Side note: You can use two shields at once if you want.
(Don't do this you silly person.)
Introducing the most annoying enemies in the game!
Harpies (and their palette-swapped sisters) spend 80% of their time in the air, where they can't be hit. They only land after attacking, and since their preferred method is a big, swooping divebomb, you'll have to chase them halfway across the screen every time they do so.
That's if you bother fighting them. I sure don't!
Neither Weld River nor the Ravine of Vulgazzo feel like they needed to be in the game. They're short, linear, nothing happens in them, all the enemies show up elsewhere, and the only thing to find is a flower that you can't miss.
If they'd moved this somewhere else and cut straight to Wargliss Fortress, the game would be a few minutes shorter. That's the only difference it'd make.
I'd therefore like to use this opportunity to talk about one of the game's major issues.
In the beginning, there wasn't much here.

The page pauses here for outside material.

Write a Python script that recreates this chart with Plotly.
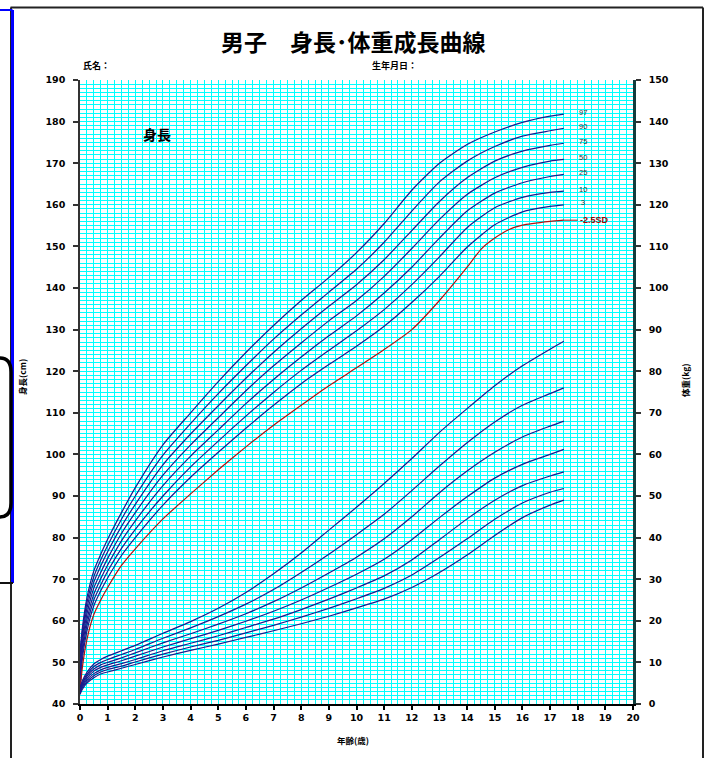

A few monsters, our sword, some of the Rhoan citizens. Not many pages, not many codes. Navigating was quick and easy.
As time goes by, it stops being either. There are a lot of characters in this game. There are a lot of item recipes. There are a lot of monsters.
They try to alleviate this by dividing them into categories, but once you pick one, you still have to do a fair bit of page-turning before you find the entry you want. Worse, the pages are arranged in no particular order.

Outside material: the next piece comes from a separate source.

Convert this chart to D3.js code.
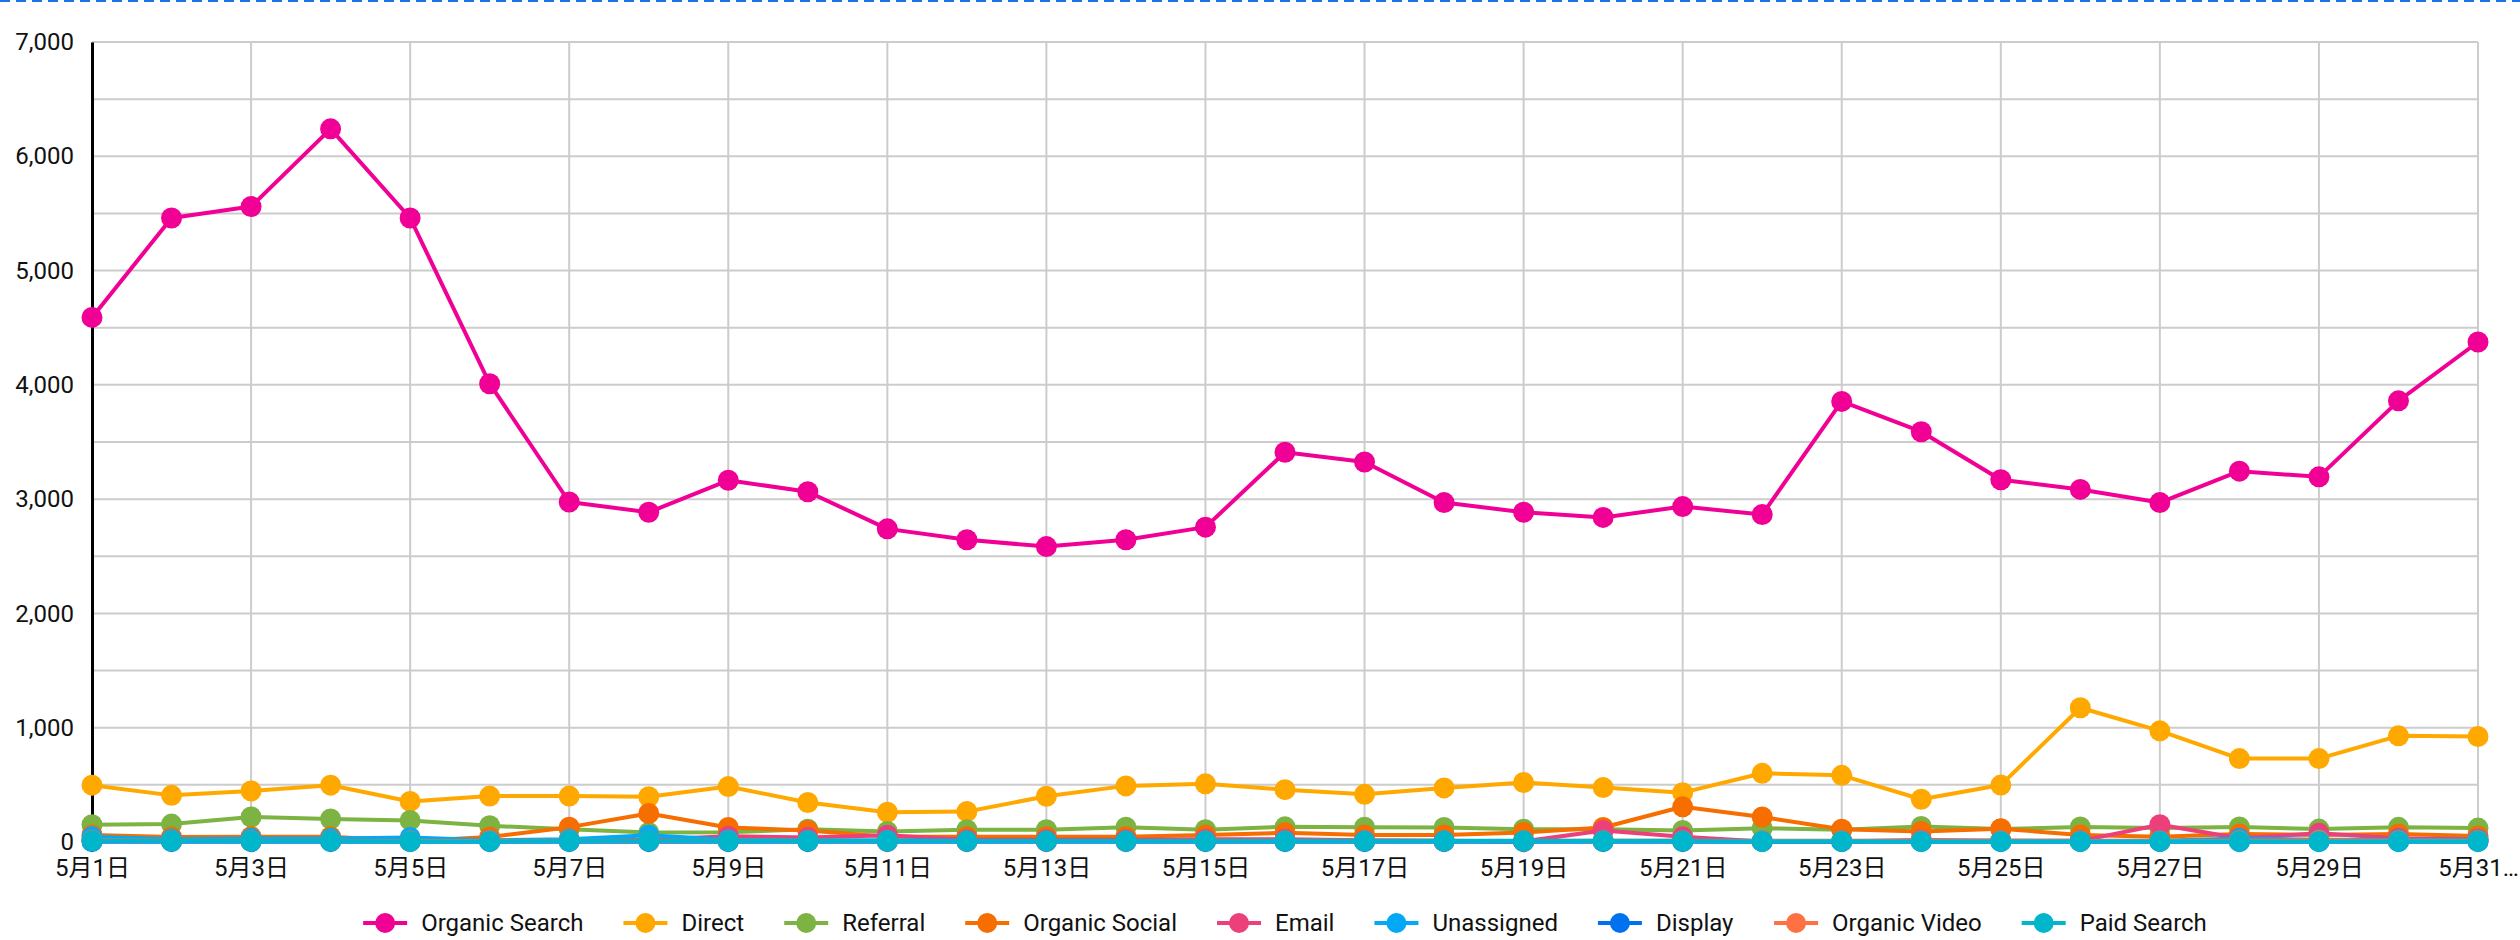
<!DOCTYPE html>
<html>
<head>
<meta charset="utf-8">
<script src="https://cdn.jsdelivr.net/npm/d3@7"></script>
<style>
    body { margin: 0; background: white; }
    text { font-family: Roboto, "Noto Sans CJK JP", sans-serif; }
</style>
</head>
<body>
<div id="graphContainer"></div>
<script>
const days = d3.range(1, 32).map(function (d) { return '5月' + d + '日'; });
const tickLabels = days.map(function (d, i) {
    if (i === 30) return '5月31…';
    return i % 2 === 0 ? d : '';
});
const yTicks = [0, 1000, 2000, 3000, 4000, 5000, 6000, 7000];

const organicSearch = [4590, 5460, 5560, 6240, 5460, 4010, 2975, 2885, 3165, 3065, 2740, 2645, 2585, 2645, 2755, 3410,
    3325, 2970, 2885, 2840, 2935, 2865, 3855, 3590, 3170, 3085, 2970, 3245, 3195, 3860, 4375];
const direct = [497, 408, 447, 497, 355, 402, 402, 396, 485, 346, 260, 266, 400, 491, 509, 458,
    417, 473, 521, 476, 432, 601, 583, 374, 498, 1175, 973, 730, 730, 929, 923];
const referral = [151, 157, 219, 201, 189, 142, 112, 83, 85, 112, 92, 107, 107, 130, 107, 133,
    130, 127, 112, 112, 101, 121, 107, 136, 113, 131, 122, 131, 113, 128, 122];
const organicSocial = [62, 44, 47, 47, 6, 44, 130, 249, 127, 101, 47, 47, 47, 47, 62, 80,
    62, 62, 83, 127, 308, 219, 112, 92, 116, 62, 47, 71, 62, 71, 53];
const email = [20, 15, 15, 15, 10, 10, 15, 20, 50, 40, 60, 20, 20, 20, 25, 25,
    15, 10, 5, 100, 45, 5, 5, 18, 12, 10, 151, 33, 77, 33, 24];
const unassigned = [45, 25, 30, 30, 40, 15, 25, 60, 20, 15, 15, 10, 10, 10, 10, 10,
    10, 10, 10, 10, 10, 10, 10, 10, 10, 10, 10, 30, 20, 20, 20];
const display = [3, 3, 3, 3, 3, 3, 3, 3, 3, 3, 3, 3, 3, 3, 3, 3,
    3, 3, 3, 3, 3, 3, 3, 3, 3, 3, 3, 3, 3, 3, 3];
const organicVideo = [15, 10, 10, 10, 8, 10, 10, 12, 10, 10, 8, 8, 8, 8, 10, 10,
    10, 8, 8, 10, 10, 8, 8, 10, 10, 8, 8, 12, 15, 12, 10];
const paidSearch = [10, 8, 8, 8, 5, 5, 8, 10, 8, 8, 8, 8, 8, 8, 8, 8,
    8, 8, 8, 8, 8, 5, 5, 5, 5, 5, 5, 5, 5, 5, 5];

const seriesNames = ['Organic Search', 'Direct', 'Referral', 'Organic Social', 'Email',
    'Unassigned', 'Display', 'Organic Video', 'Paid Search'];
const seriesValues = [organicSearch, direct, referral, organicSocial, email,
    unassigned, display, organicVideo, paidSearch];
const colors = ['#f10096', '#ffa800', '#7cb342', '#f66d00', '#ec407a',
    '#03a9f4', '#0072f0', '#ff7043', '#00b6cb'];

drawGraph();

function drawGraph() {
    const width = 2520;
    const height = 940;
    const left = 92, right = 2478, top = 42, bottom = 842;

    const svg = d3.select('#graphContainer')
        .append('svg')
        .attr('width', width)
        .attr('height', height)
        .style('display', 'block');

    // dashed selection border on top
    svg.append('line')
        .attr('x1', 0).attr('x2', width)
        .attr('y1', 1).attr('y2', 1)
        .attr('stroke', '#1a73e8')
        .attr('stroke-width', 2)
        .attr('stroke-dasharray', '10,6');

    const x = d3.scalePoint().domain(d3.range(days.length)).range([left, right]);
    const y = d3.scaleLinear().domain([0, 7000]).range([bottom, top]);

    // grid
    const grid = svg.append('g').attr('stroke', '#cccccc').attr('stroke-width', 2);
    grid.selectAll('.hgrid')
        .data(d3.range(500, 7001, 500))
        .enter()
        .append('line')
        .attr('x1', left).attr('x2', right)
        .attr('y1', function (d) { return y(d); })
        .attr('y2', function (d) { return y(d); });
    grid.selectAll('.vgrid')
        .data(d3.range(days.length).filter(function (i) { return i % 2 === 0; }))
        .enter()
        .append('line')
        .attr('x1', function (d) { return x(d); })
        .attr('x2', function (d) { return x(d); })
        .attr('y1', top).attr('y2', bottom);

    // y axis
    const yAxis = svg.append('g')
        .attr('transform', 'translate(' + left + ',0)')
        .call(d3.axisLeft(y).tickValues(yTicks).tickSize(0).tickPadding(18).tickFormat(d3.format(',')));
    yAxis.select('.domain').attr('stroke', '#000').attr('stroke-width', 3);
    yAxis.selectAll('text').style('font-size', '24px').attr('fill', '#111');

    // x axis
    const xAxis = svg.append('g')
        .attr('transform', 'translate(0,' + bottom + ')')
        .call(d3.axisBottom(x).tickSize(0).tickPadding(17).tickFormat(function (i) { return tickLabels[i]; }));
    xAxis.select('.domain').remove();
    xAxis.selectAll('text').style('font-size', '24px').attr('fill', '#111');

    const line = d3.line()
        .x(function (d, i) { return x(i); })
        .y(function (d) { return y(d); });

    const series = svg.append('g')
        .selectAll('g')
        .data(seriesValues)
        .enter()
        .append('g');

    series.append('path')
        .attr('d', function (d) { return line(d); })
        .attr('fill', 'none')
        .attr('stroke', function (d, i) { return colors[i]; })
        .attr('stroke-width', 4)
        .attr('stroke-linejoin', 'round');

    series.each(function (vals, si) {
        d3.select(this).selectAll('circle')
            .data(vals)
            .enter()
            .append('circle')
            .attr('cx', function (d, i) { return x(i); })
            .attr('cy', function (d) { return y(d); })
            .attr('r', 10.5)
            .attr('fill', colors[si]);
    });

    // legend
    const legendY = 923;
    const legend = svg.append('g');
    const items = legend.selectAll('g')
        .data(seriesNames)
        .enter()
        .append('g');
    items.append('line')
        .attr('x1', 0).attr('x2', 44)
        .attr('y1', 0).attr('y2', 0)
        .attr('stroke', function (d, i) { return colors[i]; })
        .attr('stroke-width', 4);
    items.append('circle')
        .attr('cx', 22).attr('cy', 0).attr('r', 10)
        .attr('fill', function (d, i) { return colors[i]; });
    items.append('text')
        .attr('x', 58)
        .attr('y', 0)
        .attr('dy', '0.35em')
        .style('font-size', '24px')
        .attr('fill', '#111')
        .text(function (d) { return d; });

    let offsets = [];
    let pos = 0;
    items.each(function () {
        offsets.push(pos);
        pos += this.getBBox().width + 40;
    });
    const total = pos - 40;
    const start = (left + right) / 2 - total / 2;
    items.attr('transform', function (d, i) {
        return 'translate(' + (start + offsets[i]) + ',' + legendY + ')';
    });
}
</script>
</body>
</html>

Let me show you the chapter on tablets.
There are over a hundred metalizes for weapons in this game and they're all lumped into the same category, I reiterate, in no particular order. And since the book is restricted to one screen, you can't look at the recipe while you're trying to make it.

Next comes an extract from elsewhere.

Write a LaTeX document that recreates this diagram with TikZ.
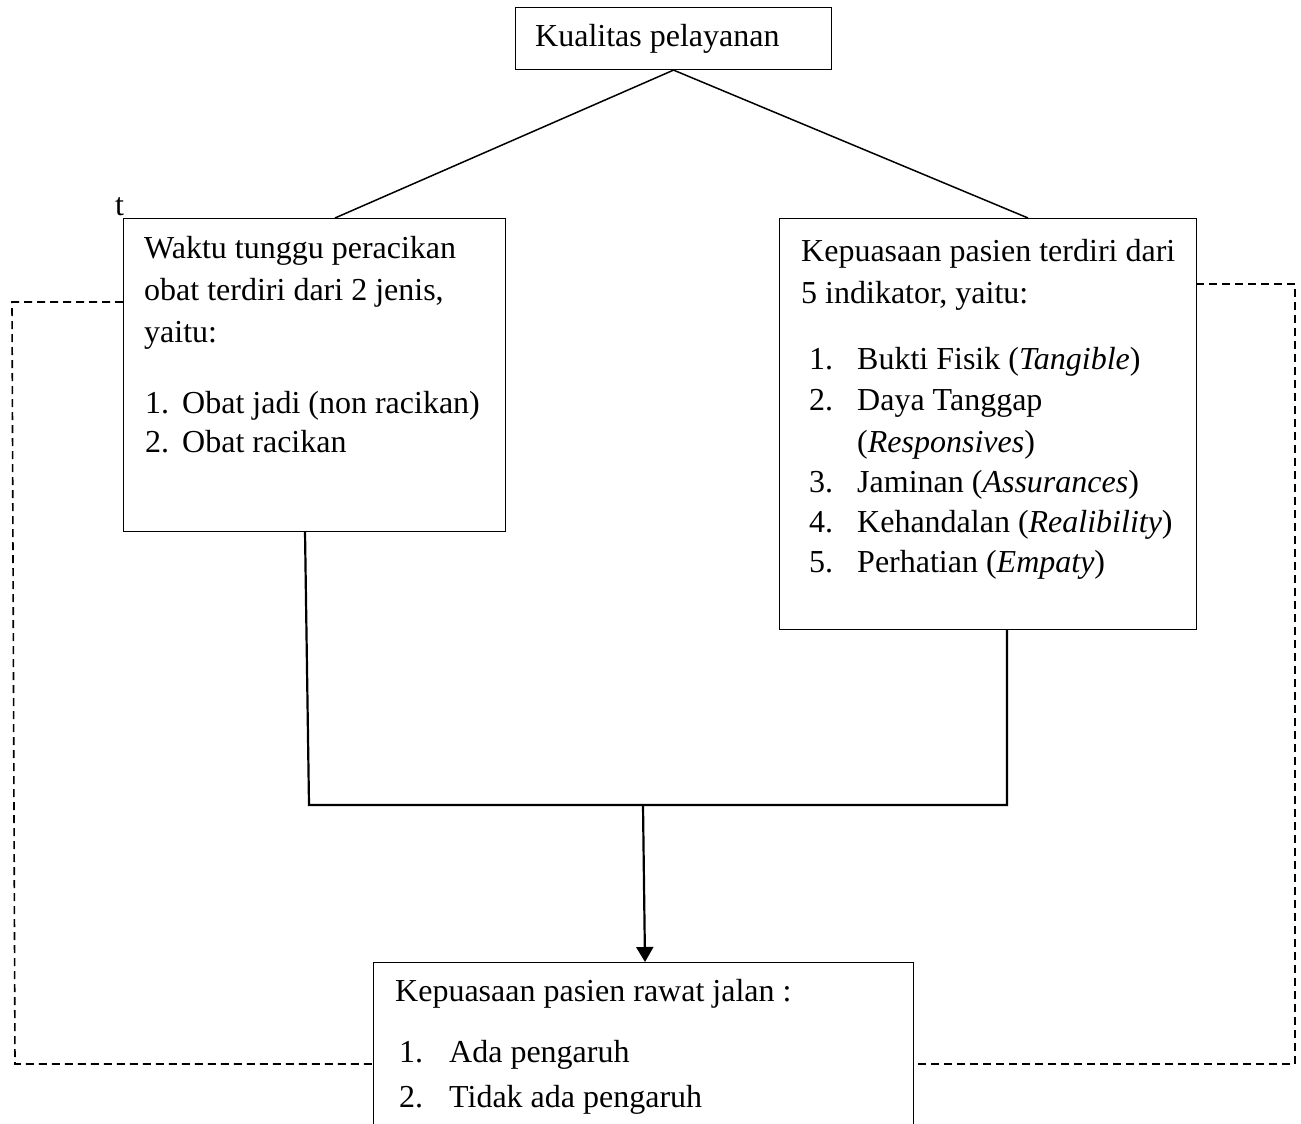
\documentclass[tikz,border=0pt]{standalone}
\usepackage{fontspec}
\setmainfont{Liberation Serif}
\usetikzlibrary{arrows.meta}
\begin{document}
\begin{tikzpicture}[x=1pt,y=-1pt,
  box/.style={draw, line width=1.1pt, inner sep=0pt, anchor=north west},
  txt/.style={anchor=base west, inner sep=0pt, font=\fontsize{32}{38}\selectfont},
  thinconn/.style={line width=1.5pt},
  conn/.style={line width=2.2pt},
  dashline/.style={line width=1.6pt, dash pattern=on 8pt off 5pt}
]
\useasboundingbox (0,0) rectangle (1301,1124);
% boxes
\node[box, minimum width=316pt, minimum height=62pt] (top) at (515,7) {};
\node[box, minimum width=382pt, minimum height=313pt] (lbox) at (123,218) {};
\node[box, minimum width=417pt, minimum height=411pt] (rbox) at (779,218) {};
\node[box, minimum width=540pt, minimum height=200pt] (bbox) at (373,962) {};
% texts
\node[txt] (t0) at (535,47) {Kualitas pelayanan};
\node[txt] (tt) at (115,215) {t};
\node[txt] (l1) at (144,258) {Waktu tunggu peracikan};
\node[txt] (l2) at (144,300) {obat terdiri dari 2 jenis,};
\node[txt] (l3) at (144,342) {yaitu:};
\node[txt] (l4n) at (145,413) {1.};
\node[txt] (l4) at (182,413) {Obat jadi (non racikan)};
\node[txt] (l5n) at (145,452) {2.};
\node[txt] (l5) at (182,452) {Obat racikan};
\node[txt] (r1) at (801,261) {Kepuasaan pasien terdiri dari};
\node[txt] (r2) at (801,303) {5 indikator, yaitu:};
\node[txt] (r3n) at (809,369) {1.};
\node[txt] (r3) at (857,369) {Bukti Fisik (\textit{Tangible})};
\node[txt] (r4n) at (809,410) {2.};
\node[txt] (r4) at (857,410) {Daya Tanggap};
\node[txt] (r5) at (857,452) {(\textit{Responsives})};
\node[txt] (r6n) at (809,492) {3.};
\node[txt] (r6) at (857,492) {Jaminan (\textit{Assurances})};
\node[txt] (r7n) at (809,532) {4.};
\node[txt] (r7) at (857,532) {Kehandalan (\textit{Realibility})};
\node[txt] (r8n) at (809,572) {5.};
\node[txt] (r8) at (857,572) {Perhatian (\textit{Empaty})};
\node[txt] (b1) at (395,1001) {Kepuasaan pasien rawat jalan :};
\node[txt] (b2n) at (399,1062) {1.};
\node[txt] (b2) at (449,1062) {Ada pengaruh};
\node[txt] (b3n) at (399,1107) {2.};
\node[txt] (b3) at (449,1107) {Tidak ada pengaruh};
% connector points
\coordinate (la) at (335,218);
\coordinate (ra) at (1028,218);
\coordinate (lb) at (305,531);
\coordinate (lc) at (309,805);
\coordinate (rc) at (1007,805);
\coordinate (rb) at (1007,629);
\coordinate (ma) at (643,805);
\coordinate (mb) at (645,962);
\draw[thinconn] (top.south) -- (la);
\draw[thinconn] (top.south) -- (ra);
\draw[conn] (lb) -- (lc) -- (rc) -- (rb);
\draw[conn, -{Triangle[width=17pt,length=15pt]}] (ma) -- (mb);
% dashed
\coordinate (dl1) at (123,302);
\coordinate (dl2) at (12,302);
\coordinate (dl3) at (15,1064);
\coordinate (dl4) at (373,1064);
\coordinate (dr1) at (1196,284);
\coordinate (dr2) at (1295,284);
\coordinate (dr3) at (1295,1064);
\coordinate (dr4) at (913,1064);
\draw[dashline] (dl1) -- (dl2) -- (dl3) -- (dl4);
\draw[dashline] (dr1) -- (dr2) -- (dr3) -- (dr4);
\end{tikzpicture}
\end{document}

Just look. There's no way I'll remember all this. If I don't write it down somewhere, I'll have to go back and flip through all the recipes one by one, again, when I inevitably get something wrong.
But even that doesn't compare to the ordeal of finding codes.
Recall that every character, monster, weapon, accessory, item and flower you scan will have codes attached. For your numerous and nefarious purposes, you'll be moving them around a lot, and it won't be long before you have so many codes spread over so many pages that you have no idea where they are at any given time.
You have no recourse. No search function, no way to sort pages by the codes they contain. Unless you keep them meticulously organised or have an exceptional memory, you're scouring every single bastard leaf of papyrus until you find what you need, every time you need it.
Imagine making the above recipe when you don't know which of the hundred-ish pages the codes are on. Something that should be smooth and simple becomes a miserable, flow-breaking slog.
You can't do it all in one go either, because you can only hold four codes at a time. Chances are you're already full, and so is the sword's page. You have to find somewhere to deposit the codes you're holding, go back to the sword, remove and deposit those codes, flip through the book until you collect the first four codes in the recipe, put them on the sword, go back and check the recipe again and blurrrrrrrrrrrrrrrrrrrrrrrrrrrrrrrrrrgh
AND, let me remind you that adding or removing a code costs MP. Do you see why that's a problem now? Do you see how it all adds up?
The book is the core gameplay mechanic that makes Avalon Code what it is. It should not be a chore to use. It must not be a chore to use.
why is it a chore to use
To be fair, I think a lot of the problems stem from the small screen. A big, encyclopaedic interface like this needs room to breathe. But come on. Do we really need to see it animated every time we turn a page or make a code alteration? Can't we have an option to switch that off? That alone would speed things up a great deal.
Do we really need to have chapters organised the way they are? Wouldn't it be easier if the section on monsters (or any section, ESPECIALLY TABLETS) was just an alphabetical list you could scroll through? Like right here. Put the list on the left page, and when we select a monster, put the mental map on the right. If we really want to see a picture of the thing, we can do a double tap or something. Or hell, put a "Show picture" button under the list. Nine times out of ten, we're just interested in the codes.
And don't put system settings under "Other", for Christ's sake. That's just silly. You had room.
I'm not sure they could have done this well under the circumstances, but it could at least have been passable.